- Task brief -
Your answer should be a single number: the count of lines holding the word "Write".

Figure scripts

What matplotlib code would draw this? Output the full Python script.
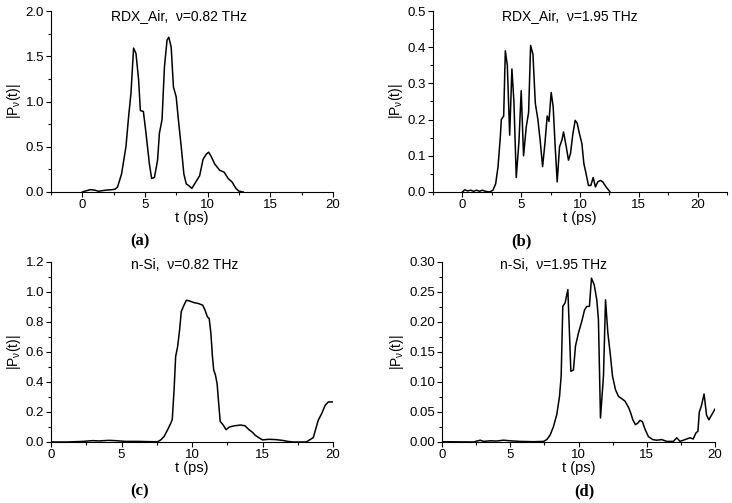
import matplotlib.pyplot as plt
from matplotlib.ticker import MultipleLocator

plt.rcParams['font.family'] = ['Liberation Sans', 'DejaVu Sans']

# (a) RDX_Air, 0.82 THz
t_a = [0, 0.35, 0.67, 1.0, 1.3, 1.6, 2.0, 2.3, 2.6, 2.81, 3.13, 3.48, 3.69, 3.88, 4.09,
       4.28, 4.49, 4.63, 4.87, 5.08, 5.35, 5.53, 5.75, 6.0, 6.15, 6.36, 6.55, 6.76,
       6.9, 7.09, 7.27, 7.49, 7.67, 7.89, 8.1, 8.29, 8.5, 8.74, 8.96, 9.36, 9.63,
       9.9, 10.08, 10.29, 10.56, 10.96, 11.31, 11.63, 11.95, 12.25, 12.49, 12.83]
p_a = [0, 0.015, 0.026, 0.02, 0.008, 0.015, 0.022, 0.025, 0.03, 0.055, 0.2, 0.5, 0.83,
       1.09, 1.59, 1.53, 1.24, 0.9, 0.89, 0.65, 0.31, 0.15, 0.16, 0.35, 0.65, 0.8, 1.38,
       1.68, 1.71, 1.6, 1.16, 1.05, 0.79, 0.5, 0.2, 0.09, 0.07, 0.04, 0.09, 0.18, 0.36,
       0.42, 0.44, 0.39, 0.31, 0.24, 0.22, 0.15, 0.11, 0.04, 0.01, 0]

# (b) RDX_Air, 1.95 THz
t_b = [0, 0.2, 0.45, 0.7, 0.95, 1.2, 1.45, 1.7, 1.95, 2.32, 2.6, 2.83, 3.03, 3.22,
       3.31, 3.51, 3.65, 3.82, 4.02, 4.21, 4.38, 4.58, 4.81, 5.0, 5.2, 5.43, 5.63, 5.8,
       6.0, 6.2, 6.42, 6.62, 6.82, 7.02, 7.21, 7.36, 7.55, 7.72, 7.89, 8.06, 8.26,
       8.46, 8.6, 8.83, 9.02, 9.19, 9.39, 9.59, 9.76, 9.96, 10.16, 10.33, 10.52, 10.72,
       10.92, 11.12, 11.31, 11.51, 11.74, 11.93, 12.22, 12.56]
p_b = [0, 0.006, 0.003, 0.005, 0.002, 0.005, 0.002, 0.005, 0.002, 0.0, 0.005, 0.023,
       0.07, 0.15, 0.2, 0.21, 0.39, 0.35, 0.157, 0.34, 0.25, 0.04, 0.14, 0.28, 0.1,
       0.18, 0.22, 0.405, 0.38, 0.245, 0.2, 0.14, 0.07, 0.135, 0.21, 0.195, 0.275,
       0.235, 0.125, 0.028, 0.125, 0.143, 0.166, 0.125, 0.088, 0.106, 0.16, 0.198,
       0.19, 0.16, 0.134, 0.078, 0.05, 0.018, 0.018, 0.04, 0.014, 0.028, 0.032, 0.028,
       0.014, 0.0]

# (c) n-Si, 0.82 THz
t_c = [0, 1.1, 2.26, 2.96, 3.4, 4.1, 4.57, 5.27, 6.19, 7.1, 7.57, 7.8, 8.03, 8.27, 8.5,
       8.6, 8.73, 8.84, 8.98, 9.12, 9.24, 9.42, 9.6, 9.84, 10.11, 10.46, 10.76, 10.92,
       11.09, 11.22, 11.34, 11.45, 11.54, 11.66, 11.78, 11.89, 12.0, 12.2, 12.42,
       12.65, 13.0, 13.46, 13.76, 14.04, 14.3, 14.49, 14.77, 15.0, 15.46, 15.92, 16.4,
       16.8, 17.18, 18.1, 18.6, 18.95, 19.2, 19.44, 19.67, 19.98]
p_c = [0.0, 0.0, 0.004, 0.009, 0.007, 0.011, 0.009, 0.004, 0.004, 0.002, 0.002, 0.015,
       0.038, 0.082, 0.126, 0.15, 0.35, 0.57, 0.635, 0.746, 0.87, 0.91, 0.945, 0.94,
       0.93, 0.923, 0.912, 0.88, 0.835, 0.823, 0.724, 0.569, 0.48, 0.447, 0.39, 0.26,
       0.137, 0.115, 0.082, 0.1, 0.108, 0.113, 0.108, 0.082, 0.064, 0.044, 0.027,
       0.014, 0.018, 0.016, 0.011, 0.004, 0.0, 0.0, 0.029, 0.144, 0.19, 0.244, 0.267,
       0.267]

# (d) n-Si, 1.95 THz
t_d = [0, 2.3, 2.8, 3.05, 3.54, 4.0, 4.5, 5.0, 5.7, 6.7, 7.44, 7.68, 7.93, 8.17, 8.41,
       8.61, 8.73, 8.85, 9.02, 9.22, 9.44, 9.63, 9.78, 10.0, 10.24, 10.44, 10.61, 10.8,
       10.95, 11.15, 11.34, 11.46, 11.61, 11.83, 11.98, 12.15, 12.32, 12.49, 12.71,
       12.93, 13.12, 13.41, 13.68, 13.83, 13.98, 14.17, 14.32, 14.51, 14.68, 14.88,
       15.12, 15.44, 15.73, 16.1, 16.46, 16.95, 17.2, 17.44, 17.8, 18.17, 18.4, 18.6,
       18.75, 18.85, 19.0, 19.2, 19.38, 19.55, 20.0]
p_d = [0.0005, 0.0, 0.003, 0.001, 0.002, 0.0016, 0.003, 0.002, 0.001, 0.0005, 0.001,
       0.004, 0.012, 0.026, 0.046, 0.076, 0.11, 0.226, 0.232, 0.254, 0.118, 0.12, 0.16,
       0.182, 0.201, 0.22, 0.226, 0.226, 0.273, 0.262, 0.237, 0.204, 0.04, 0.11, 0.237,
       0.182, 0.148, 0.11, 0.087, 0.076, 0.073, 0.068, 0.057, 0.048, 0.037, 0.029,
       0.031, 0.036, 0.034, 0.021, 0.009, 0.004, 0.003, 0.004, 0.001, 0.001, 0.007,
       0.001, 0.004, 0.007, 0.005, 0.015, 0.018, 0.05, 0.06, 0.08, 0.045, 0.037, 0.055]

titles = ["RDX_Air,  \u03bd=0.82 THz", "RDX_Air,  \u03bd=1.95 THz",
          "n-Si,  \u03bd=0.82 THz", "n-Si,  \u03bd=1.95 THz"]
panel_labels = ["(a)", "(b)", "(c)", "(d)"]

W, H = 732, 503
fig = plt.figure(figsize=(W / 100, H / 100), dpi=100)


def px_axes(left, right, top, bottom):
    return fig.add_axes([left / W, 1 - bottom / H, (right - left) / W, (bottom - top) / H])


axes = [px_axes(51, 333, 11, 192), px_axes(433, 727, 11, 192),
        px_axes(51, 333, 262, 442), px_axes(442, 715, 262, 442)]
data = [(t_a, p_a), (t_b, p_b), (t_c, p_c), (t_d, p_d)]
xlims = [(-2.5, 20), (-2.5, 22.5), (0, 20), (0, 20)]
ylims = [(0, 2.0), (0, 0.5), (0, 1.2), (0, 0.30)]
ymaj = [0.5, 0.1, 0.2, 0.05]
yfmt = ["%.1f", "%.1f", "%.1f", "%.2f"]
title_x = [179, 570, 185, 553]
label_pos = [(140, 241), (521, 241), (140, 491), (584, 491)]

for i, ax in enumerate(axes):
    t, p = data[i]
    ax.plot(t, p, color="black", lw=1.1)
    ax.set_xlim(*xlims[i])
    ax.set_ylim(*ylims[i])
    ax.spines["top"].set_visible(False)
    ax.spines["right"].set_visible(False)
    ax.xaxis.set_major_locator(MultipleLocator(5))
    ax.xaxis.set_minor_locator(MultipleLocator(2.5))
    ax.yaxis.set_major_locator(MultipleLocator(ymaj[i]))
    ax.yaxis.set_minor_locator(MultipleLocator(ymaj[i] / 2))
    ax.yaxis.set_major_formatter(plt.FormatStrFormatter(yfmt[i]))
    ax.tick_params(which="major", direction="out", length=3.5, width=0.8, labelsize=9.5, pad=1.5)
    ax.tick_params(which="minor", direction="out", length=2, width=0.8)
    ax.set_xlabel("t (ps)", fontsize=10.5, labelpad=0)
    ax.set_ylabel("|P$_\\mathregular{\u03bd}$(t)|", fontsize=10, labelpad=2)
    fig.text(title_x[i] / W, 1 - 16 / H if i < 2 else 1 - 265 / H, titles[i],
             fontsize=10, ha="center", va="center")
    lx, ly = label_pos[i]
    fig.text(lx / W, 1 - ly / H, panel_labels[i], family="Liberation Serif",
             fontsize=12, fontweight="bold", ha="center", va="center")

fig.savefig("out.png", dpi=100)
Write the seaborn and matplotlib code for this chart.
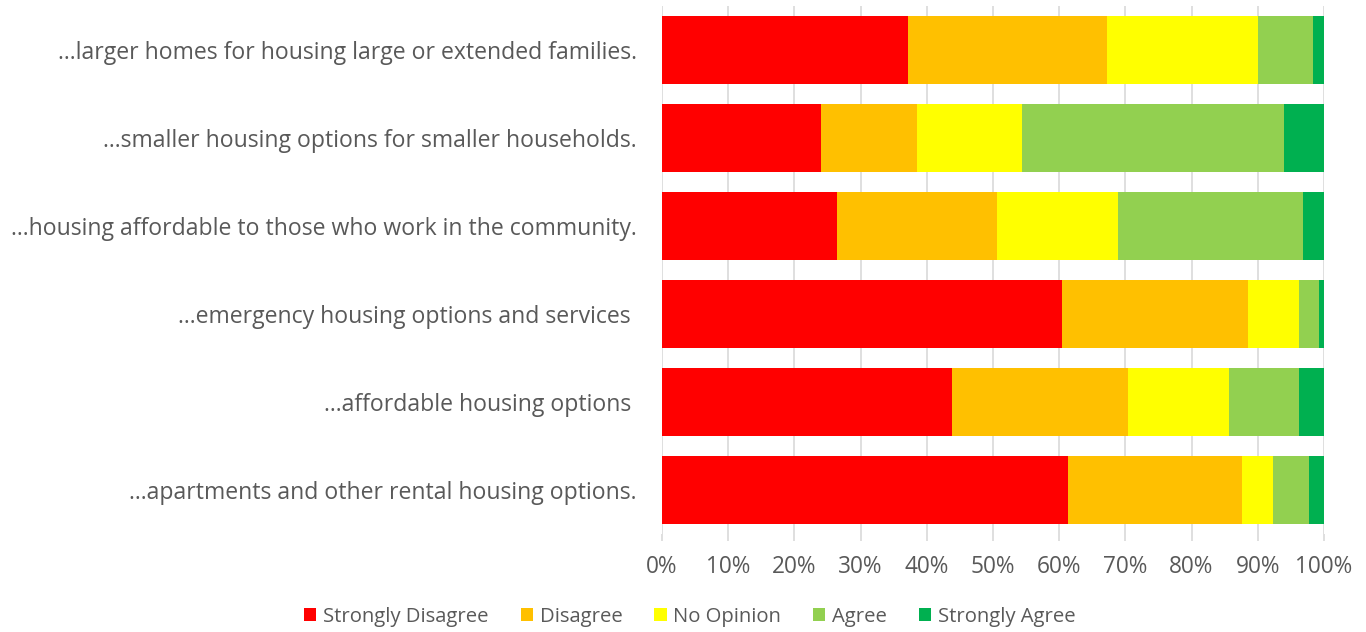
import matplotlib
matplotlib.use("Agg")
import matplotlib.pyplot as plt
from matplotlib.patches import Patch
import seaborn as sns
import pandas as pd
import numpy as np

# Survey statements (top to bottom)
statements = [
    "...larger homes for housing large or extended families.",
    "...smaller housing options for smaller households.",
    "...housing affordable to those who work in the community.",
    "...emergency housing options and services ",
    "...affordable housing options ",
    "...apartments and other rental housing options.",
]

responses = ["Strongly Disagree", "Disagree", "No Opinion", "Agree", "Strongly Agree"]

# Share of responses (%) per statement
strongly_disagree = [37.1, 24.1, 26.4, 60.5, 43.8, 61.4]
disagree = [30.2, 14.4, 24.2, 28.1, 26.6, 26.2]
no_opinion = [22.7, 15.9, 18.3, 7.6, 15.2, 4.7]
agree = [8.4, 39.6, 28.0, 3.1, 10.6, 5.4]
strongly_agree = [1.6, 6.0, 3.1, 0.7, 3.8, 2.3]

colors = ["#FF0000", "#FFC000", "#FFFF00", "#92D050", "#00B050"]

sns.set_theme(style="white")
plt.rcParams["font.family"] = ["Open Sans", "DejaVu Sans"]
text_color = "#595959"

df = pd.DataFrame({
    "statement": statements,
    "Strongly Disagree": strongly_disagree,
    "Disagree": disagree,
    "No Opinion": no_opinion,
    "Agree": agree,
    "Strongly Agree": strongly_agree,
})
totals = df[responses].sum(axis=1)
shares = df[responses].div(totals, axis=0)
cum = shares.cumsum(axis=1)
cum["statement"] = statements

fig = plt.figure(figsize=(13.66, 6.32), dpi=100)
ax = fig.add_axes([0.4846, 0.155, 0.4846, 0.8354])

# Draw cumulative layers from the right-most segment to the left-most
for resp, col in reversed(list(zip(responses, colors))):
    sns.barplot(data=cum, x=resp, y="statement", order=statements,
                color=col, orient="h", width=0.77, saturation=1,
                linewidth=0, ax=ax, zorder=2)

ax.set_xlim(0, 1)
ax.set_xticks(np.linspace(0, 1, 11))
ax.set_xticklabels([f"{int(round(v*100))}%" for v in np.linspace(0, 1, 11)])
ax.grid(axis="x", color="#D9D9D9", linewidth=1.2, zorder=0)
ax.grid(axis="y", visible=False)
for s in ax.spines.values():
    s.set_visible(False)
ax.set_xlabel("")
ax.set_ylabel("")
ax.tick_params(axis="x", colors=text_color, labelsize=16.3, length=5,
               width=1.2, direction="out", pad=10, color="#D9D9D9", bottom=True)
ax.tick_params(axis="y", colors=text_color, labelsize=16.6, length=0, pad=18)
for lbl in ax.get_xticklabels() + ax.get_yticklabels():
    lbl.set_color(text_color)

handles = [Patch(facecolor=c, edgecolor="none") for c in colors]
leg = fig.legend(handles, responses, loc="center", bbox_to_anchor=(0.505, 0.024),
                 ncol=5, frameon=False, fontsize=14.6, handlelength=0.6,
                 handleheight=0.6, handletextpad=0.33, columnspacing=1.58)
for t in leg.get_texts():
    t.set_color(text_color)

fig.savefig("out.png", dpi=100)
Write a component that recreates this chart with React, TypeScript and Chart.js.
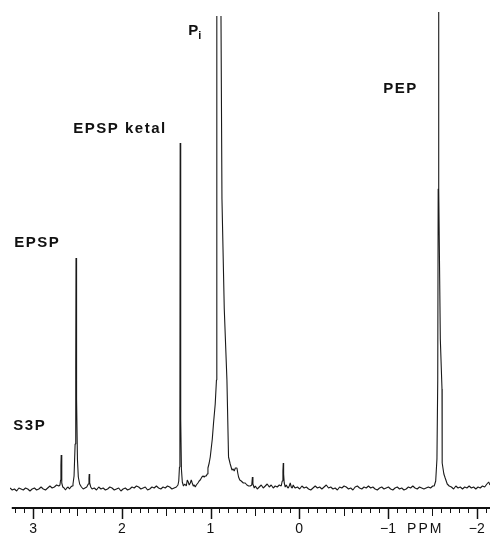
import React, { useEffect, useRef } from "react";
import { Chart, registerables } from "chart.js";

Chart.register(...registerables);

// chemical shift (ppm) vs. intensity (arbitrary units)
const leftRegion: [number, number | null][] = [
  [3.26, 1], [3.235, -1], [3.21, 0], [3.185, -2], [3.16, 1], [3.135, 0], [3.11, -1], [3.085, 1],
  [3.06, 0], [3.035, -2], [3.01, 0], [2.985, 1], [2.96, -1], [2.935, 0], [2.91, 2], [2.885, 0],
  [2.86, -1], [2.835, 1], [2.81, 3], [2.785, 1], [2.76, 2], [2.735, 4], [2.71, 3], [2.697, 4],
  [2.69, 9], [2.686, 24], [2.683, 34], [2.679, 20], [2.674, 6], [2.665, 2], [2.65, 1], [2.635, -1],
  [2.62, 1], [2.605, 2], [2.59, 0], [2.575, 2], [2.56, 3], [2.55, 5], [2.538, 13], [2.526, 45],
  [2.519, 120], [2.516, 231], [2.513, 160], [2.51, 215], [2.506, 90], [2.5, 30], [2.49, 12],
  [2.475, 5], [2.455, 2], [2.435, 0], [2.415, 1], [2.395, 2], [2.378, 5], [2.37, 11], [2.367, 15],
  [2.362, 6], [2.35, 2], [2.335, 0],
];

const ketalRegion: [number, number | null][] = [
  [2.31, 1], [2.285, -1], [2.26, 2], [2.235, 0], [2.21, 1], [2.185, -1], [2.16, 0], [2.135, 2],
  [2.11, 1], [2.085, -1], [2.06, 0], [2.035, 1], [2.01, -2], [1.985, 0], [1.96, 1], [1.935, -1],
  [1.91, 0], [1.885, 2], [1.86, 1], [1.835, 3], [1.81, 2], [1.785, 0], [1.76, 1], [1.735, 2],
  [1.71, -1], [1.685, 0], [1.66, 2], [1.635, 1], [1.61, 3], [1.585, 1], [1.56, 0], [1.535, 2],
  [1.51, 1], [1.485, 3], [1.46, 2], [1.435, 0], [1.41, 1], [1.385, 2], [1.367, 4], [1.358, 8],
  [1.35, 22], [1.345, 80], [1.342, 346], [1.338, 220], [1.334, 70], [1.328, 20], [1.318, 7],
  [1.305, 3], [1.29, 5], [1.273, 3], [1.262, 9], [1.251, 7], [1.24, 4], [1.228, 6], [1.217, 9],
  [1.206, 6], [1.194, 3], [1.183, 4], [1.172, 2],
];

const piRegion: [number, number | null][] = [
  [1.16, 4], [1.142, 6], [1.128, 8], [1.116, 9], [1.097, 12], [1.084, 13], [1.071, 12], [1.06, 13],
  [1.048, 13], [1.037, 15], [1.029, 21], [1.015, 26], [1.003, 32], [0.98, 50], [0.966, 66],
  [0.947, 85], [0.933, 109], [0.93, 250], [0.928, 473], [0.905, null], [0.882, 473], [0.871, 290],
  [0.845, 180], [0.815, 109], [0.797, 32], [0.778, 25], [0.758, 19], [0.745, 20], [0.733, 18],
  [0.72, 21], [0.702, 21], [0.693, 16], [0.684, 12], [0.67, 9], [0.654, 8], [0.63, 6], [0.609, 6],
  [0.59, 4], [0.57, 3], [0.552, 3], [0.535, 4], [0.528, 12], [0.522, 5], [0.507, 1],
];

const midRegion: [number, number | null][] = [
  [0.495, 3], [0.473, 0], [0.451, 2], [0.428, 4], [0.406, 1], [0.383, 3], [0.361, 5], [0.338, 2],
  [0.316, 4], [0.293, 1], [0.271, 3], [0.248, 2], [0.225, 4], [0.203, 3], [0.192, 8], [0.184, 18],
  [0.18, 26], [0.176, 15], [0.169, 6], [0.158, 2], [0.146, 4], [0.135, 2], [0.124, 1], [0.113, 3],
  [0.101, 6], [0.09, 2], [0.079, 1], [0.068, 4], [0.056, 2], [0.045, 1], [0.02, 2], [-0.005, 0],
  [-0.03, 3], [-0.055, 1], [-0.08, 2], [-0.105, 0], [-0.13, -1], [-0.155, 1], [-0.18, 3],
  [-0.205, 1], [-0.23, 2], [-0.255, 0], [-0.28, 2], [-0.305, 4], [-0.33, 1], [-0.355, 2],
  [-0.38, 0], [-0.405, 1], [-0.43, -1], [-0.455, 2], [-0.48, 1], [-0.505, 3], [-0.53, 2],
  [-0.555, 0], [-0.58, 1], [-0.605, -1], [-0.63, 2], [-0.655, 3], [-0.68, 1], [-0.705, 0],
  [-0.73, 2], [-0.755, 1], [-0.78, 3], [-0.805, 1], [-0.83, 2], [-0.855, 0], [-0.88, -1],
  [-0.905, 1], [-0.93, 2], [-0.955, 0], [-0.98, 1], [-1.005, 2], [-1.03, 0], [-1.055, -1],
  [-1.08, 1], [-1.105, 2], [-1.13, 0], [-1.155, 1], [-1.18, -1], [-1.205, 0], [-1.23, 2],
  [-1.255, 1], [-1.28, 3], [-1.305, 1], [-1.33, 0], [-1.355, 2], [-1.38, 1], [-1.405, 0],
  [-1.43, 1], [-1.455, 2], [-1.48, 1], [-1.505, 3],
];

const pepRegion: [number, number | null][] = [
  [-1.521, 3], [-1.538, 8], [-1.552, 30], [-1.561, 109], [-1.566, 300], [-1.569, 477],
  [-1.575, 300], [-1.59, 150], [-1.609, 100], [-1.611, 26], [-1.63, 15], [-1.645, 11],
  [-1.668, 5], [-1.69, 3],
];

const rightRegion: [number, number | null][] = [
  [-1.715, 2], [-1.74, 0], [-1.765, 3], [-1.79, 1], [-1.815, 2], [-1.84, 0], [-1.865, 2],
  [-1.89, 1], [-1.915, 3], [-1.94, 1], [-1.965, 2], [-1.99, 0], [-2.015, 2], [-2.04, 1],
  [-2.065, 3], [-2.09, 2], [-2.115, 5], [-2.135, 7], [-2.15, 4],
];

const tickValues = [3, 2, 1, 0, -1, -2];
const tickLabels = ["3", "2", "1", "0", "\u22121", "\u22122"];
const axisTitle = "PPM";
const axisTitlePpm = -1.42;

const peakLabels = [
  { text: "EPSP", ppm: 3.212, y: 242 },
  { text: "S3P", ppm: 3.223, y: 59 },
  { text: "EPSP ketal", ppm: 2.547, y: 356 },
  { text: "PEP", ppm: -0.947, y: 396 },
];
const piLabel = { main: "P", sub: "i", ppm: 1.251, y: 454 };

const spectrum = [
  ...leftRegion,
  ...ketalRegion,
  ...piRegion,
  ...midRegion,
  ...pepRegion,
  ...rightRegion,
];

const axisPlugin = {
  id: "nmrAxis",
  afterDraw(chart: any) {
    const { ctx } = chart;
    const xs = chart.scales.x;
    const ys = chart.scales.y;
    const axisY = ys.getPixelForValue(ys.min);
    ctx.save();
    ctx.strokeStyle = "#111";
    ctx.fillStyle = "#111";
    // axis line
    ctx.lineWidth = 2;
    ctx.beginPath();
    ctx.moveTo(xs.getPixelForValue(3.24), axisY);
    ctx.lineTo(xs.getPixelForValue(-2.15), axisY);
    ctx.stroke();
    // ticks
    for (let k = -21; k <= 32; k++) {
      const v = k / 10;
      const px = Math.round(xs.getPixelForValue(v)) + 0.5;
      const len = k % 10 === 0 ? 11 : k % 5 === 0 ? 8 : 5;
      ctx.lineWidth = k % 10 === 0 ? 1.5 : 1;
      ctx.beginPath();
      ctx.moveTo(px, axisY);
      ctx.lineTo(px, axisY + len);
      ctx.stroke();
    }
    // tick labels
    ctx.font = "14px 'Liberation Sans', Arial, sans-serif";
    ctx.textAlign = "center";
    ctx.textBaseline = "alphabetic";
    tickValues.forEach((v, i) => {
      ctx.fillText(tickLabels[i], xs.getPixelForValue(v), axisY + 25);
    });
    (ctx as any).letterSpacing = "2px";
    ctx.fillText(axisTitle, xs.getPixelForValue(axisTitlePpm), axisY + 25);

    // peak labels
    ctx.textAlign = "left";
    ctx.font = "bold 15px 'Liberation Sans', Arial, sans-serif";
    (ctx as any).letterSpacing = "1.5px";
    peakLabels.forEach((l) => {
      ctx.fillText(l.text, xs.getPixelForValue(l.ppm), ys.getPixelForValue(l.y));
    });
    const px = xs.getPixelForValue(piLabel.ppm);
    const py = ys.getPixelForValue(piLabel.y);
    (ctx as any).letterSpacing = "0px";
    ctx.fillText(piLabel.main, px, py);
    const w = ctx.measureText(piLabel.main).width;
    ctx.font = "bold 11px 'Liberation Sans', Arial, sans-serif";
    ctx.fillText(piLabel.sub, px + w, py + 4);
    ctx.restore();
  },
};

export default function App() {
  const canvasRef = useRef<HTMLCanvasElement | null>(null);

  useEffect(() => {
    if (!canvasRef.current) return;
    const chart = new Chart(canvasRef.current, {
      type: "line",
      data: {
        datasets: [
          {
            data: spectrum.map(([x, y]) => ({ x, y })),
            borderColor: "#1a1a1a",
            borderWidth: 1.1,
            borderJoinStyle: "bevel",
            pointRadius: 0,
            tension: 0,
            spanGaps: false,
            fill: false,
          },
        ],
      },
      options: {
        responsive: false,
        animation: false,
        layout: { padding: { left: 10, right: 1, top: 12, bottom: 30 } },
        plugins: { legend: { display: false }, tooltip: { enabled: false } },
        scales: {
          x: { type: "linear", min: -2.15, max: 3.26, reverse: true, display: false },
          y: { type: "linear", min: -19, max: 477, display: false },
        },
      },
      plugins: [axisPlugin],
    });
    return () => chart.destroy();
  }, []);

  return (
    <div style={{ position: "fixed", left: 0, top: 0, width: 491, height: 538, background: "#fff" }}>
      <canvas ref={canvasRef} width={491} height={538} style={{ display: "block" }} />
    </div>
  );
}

- Worked answer -
2